Third time's the charm.
After presenting the contract & quiz in the weeks after you were hired, and then again last year before the A&M game, we're giving you another opportunity. Please, please agree to the terms this time. If you want us to make some concessions, let us know. We're pretty flexible. Sure we have some hard & fast demands, but we definitely want to come to an agreement. We'll even give up on the whole "beat Iowa State thing" if necessary. We know how difficult that can be.
We've even tried to pitch in on the quiz. This year, we know you'll pass as long as you choose the answer in bold. For real. Think of it as an open book exam.
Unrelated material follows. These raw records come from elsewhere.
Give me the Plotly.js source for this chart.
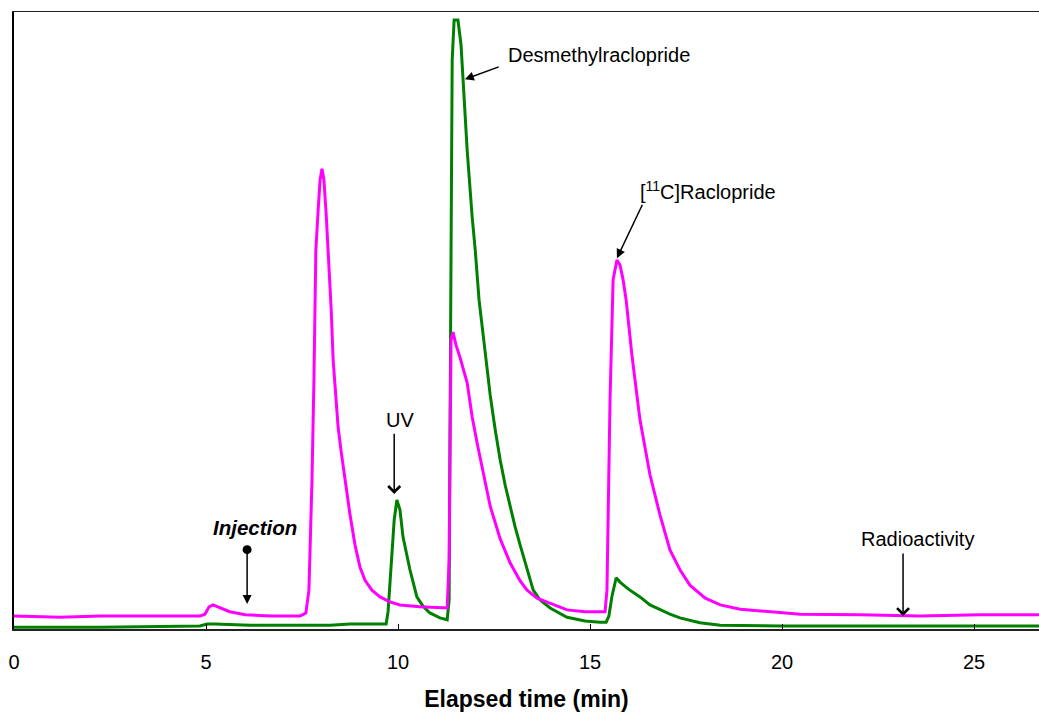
<!DOCTYPE html>
<html>
<head>
<meta charset="utf-8">
<script src="https://cdn.plot.ly/plotly-3.0.1.min.js"></script>
<style>html,body{margin:0;padding:0;background:#fff}#chart{width:1039px;height:712px}</style>
</head>
<body>
<div id="chart"></div>
<script>
// Radioactivity trace (magenta): elapsed time (min) and detector signal (arbitrary units)
const radioTime = [0.00,1.20,2.24,3.54,4.84,4.97,5.08,5.18,5.36,5.62,
  6.02,6.67,7.45,7.60,7.68,7.76,7.81,7.86,7.92,7.97,
  8.02,8.07,8.13,8.20,8.26,8.31,8.39,8.44,8.52,8.62,
  8.75,8.88,9.01,9.14,9.32,9.53,9.79,10.05,10.57,11.28,
  11.33,11.38,11.43,11.51,11.61,11.80,11.93,12.06,12.21,12.40,
  12.66,12.92,13.18,13.36,13.62,13.96,14.40,14.87,15.39,15.44,
  15.52,15.60,15.70,15.78,15.86,15.94,16.09,16.30,16.56,16.82,
  17.08,17.34,17.60,18.00,18.39,18.91,19.69,20.47,22.03,23.59,
  25.16,26.69];
const radioSignal = [2.1,1.9,2.1,2.1,2.1,2.4,3.6,3.9,3.4,2.8,
  2.3,2.1,2.1,2.6,6.3,24.3,40.4,61.4,67.9,72.8,
  74.6,72.8,67.1,59.0,51.7,43.6,37.1,32.7,28.7,24.1,
  18.5,13.6,10.0,7.9,6.3,5.2,4.4,3.9,3.6,3.4,
  11.2,46.8,48.1,46.0,44.1,39.9,34.4,30.1,25.4,19.9,
  14.6,10.7,7.8,6.3,5.0,4.2,3.1,2.8,2.8,6.3,
  37.1,56.6,59.8,59.0,56.6,53.3,44.4,33.9,25.0,18.5,
  12.8,9.6,7.1,5.0,3.9,3.2,2.8,2.4,2.3,2.1,
  2.3,2.3];

// UV trace (green)
const uvTime = [0.00,2.24,4.84,5.03,5.23,6.15,7.45,8.23,8.75,9.69,
  9.74,9.82,9.90,9.97,10.05,10.13,10.21,10.31,10.49,10.65,
  10.83,11.09,11.28,11.33,11.35,11.38,11.41,11.46,11.56,11.64,
  11.72,11.80,11.93,12.01,12.11,12.27,12.40,12.53,12.66,12.79,
  12.92,13.05,13.18,13.36,13.52,13.70,13.96,14.40,14.87,15.26,
  15.42,15.49,15.57,15.68,15.78,15.99,16.30,16.56,16.82,17.08,
  17.34,17.86,18.39,19.95,23.07,26.69];
const uvSignal = [0.3,0.3,0.5,0.8,0.8,0.6,0.6,0.6,0.8,0.8,
  2.8,9.6,17.7,20.9,19.3,14.9,12.3,9.6,5.2,3.7,
  2.6,1.8,1.5,4.7,29.0,69.5,92.2,98.7,98.7,94.7,
  85.7,77.6,66.8,61.4,53.3,44.4,37.9,32.3,27.4,23.3,
  19.8,16.5,13.6,9.6,6.3,4.7,3.4,1.9,1.3,1.1,
  1.1,2.1,5.3,8.3,7.6,6.5,5.2,3.9,3.1,2.4,
  1.8,1.0,0.6,0.5,0.5,0.5];

const xTicks = [0,5,10,15,20,25];
const xTickLabels = ['0','5','10','15','20','25'];
const xTitle = 'Elapsed time (min)';

const FONT = 'Liberation Sans, Arial, sans-serif';

const traces = [
  {x: uvTime, y: uvSignal, type: 'scatter', mode: 'lines', name: 'UV',
   line: {color: '#008000', width: 3}, hoverinfo: 'skip'},
  {x: radioTime, y: radioSignal, type: 'scatter', mode: 'lines', name: 'Radioactivity',
   line: {color: '#ff00ff', width: 3}, hoverinfo: 'skip'}
];

function arrow(x, y, ax, ay, head, size, extra) {
  return Object.assign({x: x, y: y, ax: ax, ay: ay, xref: 'x', yref: 'y', axref: 'x', ayref: 'y',
    text: '', showarrow: true, arrowhead: head, arrowsize: size, arrowwidth: 1.5, arrowcolor: '#000', standoff: 0}, extra || {});
}
function label(x, y, text, xanchor, extra) {
  return Object.assign({x: x, y: y, xref: 'x', yref: 'y', text: text, showarrow: false,
    xanchor: xanchor, yanchor: 'middle', font: {family: FONT, size: 20, color: '#000'}}, extra || {});
}

const annotations = [
  label(6.28, 16.5, '<b><i>Injection</i></b>', 'center', {font: {family: FONT, size: 20.5, color: '#000'}}),
  arrow(6.07, 4.05, 6.07, 13.1, 2, 1.2, {arrowside: 'end+start', startarrowhead: 6, startarrowsize: 1.5}),
  label(10.04, 33.9, 'UV', 'center'),
  arrow(9.90, 21.9, 9.90, 31.9, 4, 1.55),
  label(12.81, 93.1, 'Desmethylraclopride', 'left'),
  arrow(11.74, 89.1, 12.66, 91.2, 2, 1.2),
  label(16.25, 71.0, '[<sup>11</sup>C]Raclopride', 'left'),
  arrow(15.70, 60.1, 16.38, 69.0, 2, 1.2),
  label(23.52, 14.6, 'Radioactivity', 'center'),
  arrow(23.15, 2.1, 23.15, 12.5, 4, 1.55)
];

const layout = {
  width: 1039, height: 712,
  margin: {l: 14, r: 0, t: 12, b: 83},
  paper_bgcolor: '#fff', plot_bgcolor: '#fff',
  showlegend: false,
  font: {family: FONT, color: '#000'},
  xaxis: {
    range: [0, 26.69], tickvals: xTicks, ticktext: xTickLabels,
    ticks: 'inside', ticklen: 5, tickwidth: 1, tickcolor: '#000',
    ticklabelstandoff: 14,
    tickfont: {family: FONT, size: 20, color: '#000'},
    showline: true, linecolor: '#222', linewidth: 1.5, mirror: true,
    showgrid: false, zeroline: false,
    title: {text: '<b>' + xTitle + '</b>', font: {family: FONT, size: 23, color: '#000'}, standoff: 24}
  },
  yaxis: {
    range: [0, 100], showticklabels: false, ticks: '',
    showline: true, linecolor: '#000', linewidth: 2,
    showgrid: false, zeroline: false
  },
  annotations: annotations
};

Plotly.newPlot('chart', traces, layout, {staticPlot: true, displayModeBar: false});
</script>
</body>
</html>
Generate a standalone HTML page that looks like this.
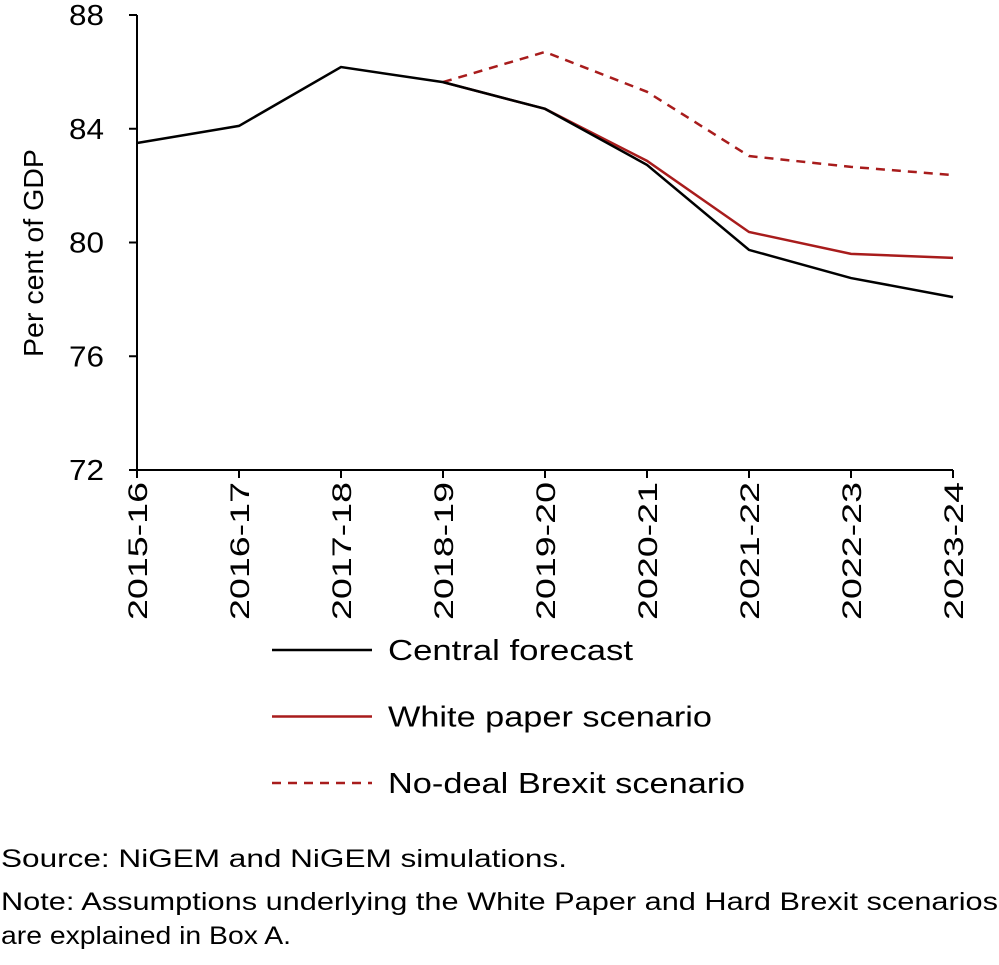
<!DOCTYPE html>
<html><head><meta charset="utf-8"><style>
html,body{margin:0;padding:0;background:#fff;}
body{width:999px;height:960px;overflow:hidden;font-family:"Liberation Sans",sans-serif;}
</style></head><body>
<svg id="chart" width="999" height="960" xmlns="http://www.w3.org/2000/svg" font-family="Liberation Sans, sans-serif"></svg>
<script>
const categories=["2015-16","2016-17","2017-18","2018-19","2019-20","2020-21","2021-22","2022-23","2023-24"];
const centralValues=[83.5,84.1,86.17,85.64,84.7,82.73,79.74,78.75,78.08];
const whiteValues=[null,null,null,85.64,84.7,82.87,80.37,79.6,79.46];
const noDealValues=[null,null,null,85.64,86.7,85.3,83.04,82.66,82.37];
const yTicks=[72,76,80,84,88];
const legendLabels=["Central forecast","White paper scenario","No-deal Brexit scenario"];

const NS="http://www.w3.org/2000/svg";
const svg=document.getElementById('chart');
const x0=137,x1=953,yTop=15,yBot=470,vmin=72,vmax=88;
const RED='#a81c1c';
function xs(i){return x0+(x1-x0)*i/(categories.length-1);}
function ys(v){return yBot-(v-vmin)/(vmax-vmin)*(yBot-yTop);}
function mk(tag,attrs,parent){const e=document.createElementNS(NS,tag);for(const k in attrs)e.setAttribute(k,attrs[k]);(parent||svg).appendChild(e);return e;}

let e=mk('line',{x1:x0,y1:yTop,x2:x0,y2:yBot,stroke:'#000','stroke-width':2});


e=mk('line',{x1:x0,y1:yBot,x2:x1,y2:yBot,stroke:'#000','stroke-width':2});


yTicks.forEach(t=>{
  mk('line',{x1:x0-8,y1:ys(t),x2:x0,y2:ys(t),stroke:'#000','stroke-width':2});
  const tx=mk('text',{x:104,y:ys(t)+10,'text-anchor':'end','font-size':29,textLength:35,lengthAdjust:'spacingAndGlyphs'});
  tx.textContent=t;
  
  
});
categories.forEach((c,i)=>{
  mk('line',{x1:xs(i),y1:yBot,x2:xs(i),y2:yBot+8,stroke:'#000','stroke-width':2});
  const tx=mk('text',{x:0,y:0,'text-anchor':'end','font-size':27,textLength:138,lengthAdjust:'spacingAndGlyphs',transform:`translate(${xs(i)+10},${yBot+12}) rotate(-90)`});
  tx.textContent=c;
  
  
});
const yt=mk('text',{x:0,y:0,'text-anchor':'middle','font-size':28,textLength:208,lengthAdjust:'spacingAndGlyphs',transform:`translate(43,253) rotate(-90)`});
yt.textContent="Per cent of GDP";



function series(vals,color,dash,name){
  const pts=[];vals.forEach((v,i)=>{if(v!==null)pts.push(xs(i)+','+ys(v));});
  const p=mk('polyline',{points:pts.join(' '),fill:'none',stroke:color,'stroke-width':2.5,'stroke-dasharray':dash||'none'});
  
  
}
series(noDealValues,RED,'9,7','no-deal-line');
series(whiteValues,RED,null,'white-paper-line');
series(centralValues,'#000',null,'central-line');

const lstyles=[['#000',null],[RED,null],[RED,'9,7']];
const lnames=['legend-central','legend-white-paper','legend-no-deal'];
const lwidths=[245,324,357];
legendLabels.forEach((l,i)=>{
  const y=650+i*66.5;
  const g=mk('g',{});
  
  
  mk('line',{x1:272,y1:y,x2:372,y2:y,stroke:lstyles[i][0],'stroke-width':2.5,'stroke-dasharray':lstyles[i][1]||'none'},g);
  const t=mk('text',{x:388,y:y+10,'font-size':29,textLength:lwidths[i],lengthAdjust:'spacingAndGlyphs'},g);t.textContent=l;
});

const notes=[["Source: NiGEM and NiGEM simulations.",867,'source-note',566],["Note: Assumptions underlying the White Paper and Hard Brexit scenarios",910,'note-line-1',997],["are explained in Box A.",944,'note-line-2',290]];
notes.forEach(n=>{
  const t=mk('text',{x:1,y:n[1],'font-size':25,textLength:n[3],lengthAdjust:'spacingAndGlyphs'});
  t.textContent=n[0];
  
  
});
</script>
</body></html>
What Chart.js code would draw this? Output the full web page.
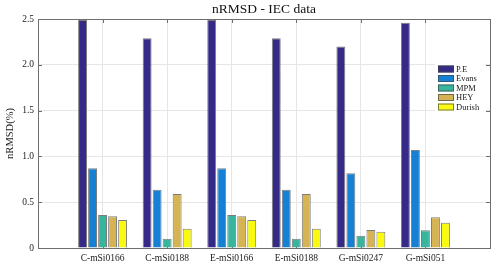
<!DOCTYPE html>
<html><head><meta charset="utf-8">
<script src="https://cdn.jsdelivr.net/npm/chart.js@4/dist/chart.umd.min.js"></script>
<style>html,body{margin:0;padding:0;background:#fff}#wrap{width:502px;height:265px}</style>
</head><body><div id="wrap"><canvas id="c" width="502" height="265"></canvas></div>
<script>
const categories = ['C-mSi0166','C-mSi0188','E-mSi0166','E-mSi0188','G-mSi0247','G-mSi051'];
const seriesNames = ['P.E','Evans','MPM','HEY','Durish'];
const peValues = [2.49, 2.29, 2.49, 2.29, 2.20, 2.46];
const evansValues = [0.87, 0.636, 0.87, 0.636, 0.815, 1.07];
const mpmValues = [0.36, 0.10, 0.36, 0.10, 0.134, 0.193];
const heyValues = [0.346, 0.59, 0.346, 0.59, 0.197, 0.335];
const durishValues = [0.306, 0.21, 0.306, 0.21, 0.178, 0.276];
const yTickValues = [0, 0.5, 1, 1.5, 2, 2.5];
const seriesColors = ['#352a87','#1580d4','#38b59d','#d7b453','#f9fa10'];

const FONT = "'Liberation Serif', 'DejaVu Serif', serif";
const pad = arr => [null, ...arr, null];
const allSeries = [peValues, evansValues, mpmValues, heyValues, durishValues];

const datasets = allSeries.map((vals, i) => ({
  label: seriesNames[i],
  data: pad(vals),
  backgroundColor: seriesColors[i],
  borderColor: 'rgba(70,70,70,0.7)',
  borderWidth: 1,
  categoryPercentage: 0.775,
  barPercentage: 0.89
}));

const framePlugin = {
  id: 'frame',
  beforeDatasetsDraw(chart) {
    const ctx = chart.ctx, a = chart.chartArea;
    const xs = chart.scales.x, ys = chart.scales.y;
    ctx.save();
    ctx.strokeStyle = '#6e6e6e';
    ctx.lineWidth = 1;
    ctx.beginPath();
    yTickValues.forEach(v => {
      const y = Math.round(ys.getPixelForValue(v)) + 0.5;
      ctx.moveTo(a.left, y); ctx.lineTo(a.left + 4, y);
      ctx.moveTo(a.right, y); ctx.lineTo(a.right - 4, y);
    });
    categories.forEach((c, i) => {
      const x = Math.round(xs.getPixelForValue(i + 1)) + 0.5;
      ctx.moveTo(x, a.bottom); ctx.lineTo(x, a.bottom - 4);
      ctx.moveTo(x, a.top); ctx.lineTo(x, a.top + 4);
    });
    ctx.stroke();
    ctx.restore();
  },
  afterDraw(chart) {
    const ctx = chart.ctx, a = chart.chartArea;
    ctx.save();
    ctx.strokeStyle = '#6e6e6e';
    ctx.lineWidth = 1;
    ctx.strokeRect(Math.round(a.left) + 0.5, Math.round(a.top) + 0.5,
      Math.round(a.right - a.left), Math.round(a.bottom - a.top));
    // title
    ctx.fillStyle = '#111';
    ctx.font = '13.5px ' + FONT;
    ctx.textAlign = 'center';
    ctx.textBaseline = 'middle';
    ctx.fillText('nRMSD - IEC data', (a.left + a.right) / 2, 9);
    // legend inside plot
    const lx = 438, ly0 = 69, step = 9.5;
    ctx.fillStyle = '#fff';
    ctx.fillRect(lx - 3, ly0 - 6, 50, step * 5 + 3);
    ctx.font = '8.5px ' + FONT;
    ctx.textAlign = 'left';
    chart.data.datasets.forEach((ds, i) => {
      const y = ly0 + i * step;
      ctx.fillStyle = ds.backgroundColor;
      ctx.fillRect(lx, y - 3.5, 16, 7);
      ctx.strokeStyle = 'rgba(70,70,70,0.7)';
      ctx.strokeRect(lx + 0.5, y - 3.5 + 0.5, 15, 6);
      ctx.fillStyle = '#222';
      ctx.fillText(ds.label, lx + 18, y + 0.5);
    });
    ctx.restore();
  }
};

new Chart(document.getElementById('c'), {
  type: 'bar',
  data: { labels: ['', ...categories, ''], datasets },
  options: {
    responsive: false,
    devicePixelRatio: 1,
    animation: false,
    layout: { padding: { top: 19, right: 12, left: 0, bottom: 0 } },
    plugins: { legend: { display: false }, title: { display: false }, tooltip: { enabled: false } },
    scales: {
      x: {
        offset: false,
        grid: { offset: false, color: '#e6e6e6', drawTicks: false },
        border: { display: false },
        ticks: { color: '#222', font: { family: FONT, size: 9.5 }, padding: 5, maxRotation: 0, autoSkip: false },
        afterFit(s) { s.height = 17; }
      },
      y: {
        min: 0, max: 2.5,
        grid: { color: '#e6e6e6', drawTicks: false },
        border: { display: false },
        afterBuildTicks(s) { s.ticks = yTickValues.map(v => ({ value: v })); },
        ticks: { color: '#222', font: { family: FONT, size: 9.5 }, padding: 4 },
        title: { display: true, text: 'nRMSD(%)', color: '#222', font: { family: FONT, size: 10.5 }, padding: { top: 4, bottom: 0 } },
        afterFit(s) { s.width = 38; }
      }
    }
  },
  plugins: [framePlugin]
});
</script></body></html>
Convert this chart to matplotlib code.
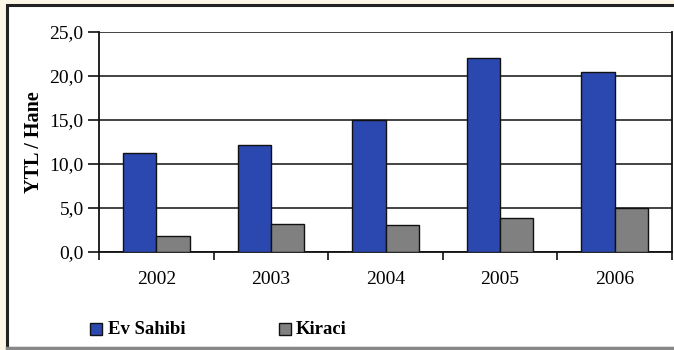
import matplotlib
matplotlib.use("Agg")
import matplotlib.pyplot as plt
import numpy as np
from matplotlib.patches import Rectangle
from matplotlib.lines import Line2D

years = ["2002", "2003", "2004", "2005", "2006"]
ev_sahibi = [11.2, 12.2, 15.0, 22.1, 20.5]
kiraci = [1.8, 3.2, 3.1, 3.9, 5.0]
yticks = [0, 5, 10, 15, 20, 25]
ytick_labels = ["0,0", "5,0", "10,0", "15,0", "20,0", "25,0"]

plt.rcParams['font.family'] = ['Liberation Serif', 'DejaVu Serif']

fig = plt.figure(figsize=(6.74, 3.5), dpi=100, facecolor='#FDF6E6')
# white inner panel
fig.patches.append(Rectangle((7/674, 2/350), 1.0, 343/350, transform=fig.transFigure,
                             facecolor='white', edgecolor='#222222', lw=2.2, zorder=-10))
fig.lines.append(Line2D([7/674, 1], [2/350, 2/350], transform=fig.transFigure,
                        color='#888888', lw=2.5, zorder=-9))

ax = fig.add_axes([99/674, 98/350, 573/674, 220/350])
ax.set_facecolor('white')
x = np.arange(len(years))
w = 0.29
ax.bar(x - w/2, ev_sahibi, w, color='#2B48B0', edgecolor='#111111', lw=1.0, zorder=3)
ax.bar(x + w/2, kiraci, w, color='#808080', edgecolor='#111111', lw=1.0, zorder=3)

ax.set_xlim(-0.5, len(years) - 0.5)
ax.set_ylim(0, 25)
ax.set_yticks(yticks)
ax.set_yticklabels(ytick_labels, fontsize=14)
ax.set_xticks(x)
ax.set_xticklabels(years, fontsize=14)
ax.set_xticks(np.arange(len(years) + 1) - 0.5, minor=True)
ax.tick_params(axis='x', which='major', length=0, pad=14)
ax.tick_params(axis='x', which='minor', length=6, width=1.2, direction='out', color='#111111')
ax.tick_params(axis='y', length=8, width=1.2, direction='out', color='#111111', pad=3)
ax.grid(axis='y', color='#111111', lw=1.1, zorder=1)
for s in ['left', 'bottom', 'right']:
    ax.spines[s].set_color('#111111')
    ax.spines[s].set_linewidth(1.3)
ax.spines['top'].set_visible(False)
ax.set_ylabel("YTL / Hane", fontsize=14.5, fontweight='bold', labelpad=4)

# legend
fig.patches.append(Rectangle((90/674, (350-335)/350), 12/674, 12/350, transform=fig.transFigure,
                             facecolor='#2B48B0', edgecolor='#111111', lw=1.0))
fig.text(108/674, (350-329)/350, "Ev Sahibi", fontsize=13.5, fontweight='bold', va='center', ha='left')
fig.patches.append(Rectangle((279/674, (350-335)/350), 12/674, 12/350, transform=fig.transFigure,
                             facecolor='#808080', edgecolor='#111111', lw=1.0))
fig.text(296/674, (350-329)/350, "Kiraci", fontsize=13.5, fontweight='bold', va='center', ha='left')

fig.savefig("out.png", dpi=100, facecolor=fig.get_facecolor())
All changes (and answers to the quiz) are in bold. We're really trying to get on your train. Sign the contract and pass the quiz and we'll take the speed rail to Championshipville with you.
Take a look.
Revised- Revised Contract & Agreement Last Revision, November 4th, 2011 Effective October 29, 2010 November 4, 2011 this Agreement and binding Contract (the "Agreement") sets forth the agreement between Tommy Tuberville (hereinafter referred to as "Catfish Jesus"), the group of - pissed off fans- slow to buy-in fans (hereinafter referred to as "Yes, We're still here") and the group of optimistic fans (hereinafter referred to as "Runnin on fumes"). Collectively both fan groups (Yes, We're still here and Runnin on fumes) will be referred to as "DTN"
In order to appease the diverse and expanding fan base (DTN), Catfish Jesus agrees to:
1. Win games. We're not kidding. Rebuilding is for towns hit by a hurricane. We don't have hurricanes and we damn sure don't have Cyclones. Win the damn games and stop losing to the damn Cyclones.
a. Beat UT (hereinafter referred to as "Please, please watch our new channel, please")
-next year- Saturday. We're not quite to that 20% threshold yet. We pissed away a great opportunity in 2010. Don't piss away opportunities. OU stomped their ass this year and we want to do the same. We want joy. Don't rob us of our joy. We're petty and small. So what? UT sucks. Bevo sucks. Don't take that from us. Give us the joy.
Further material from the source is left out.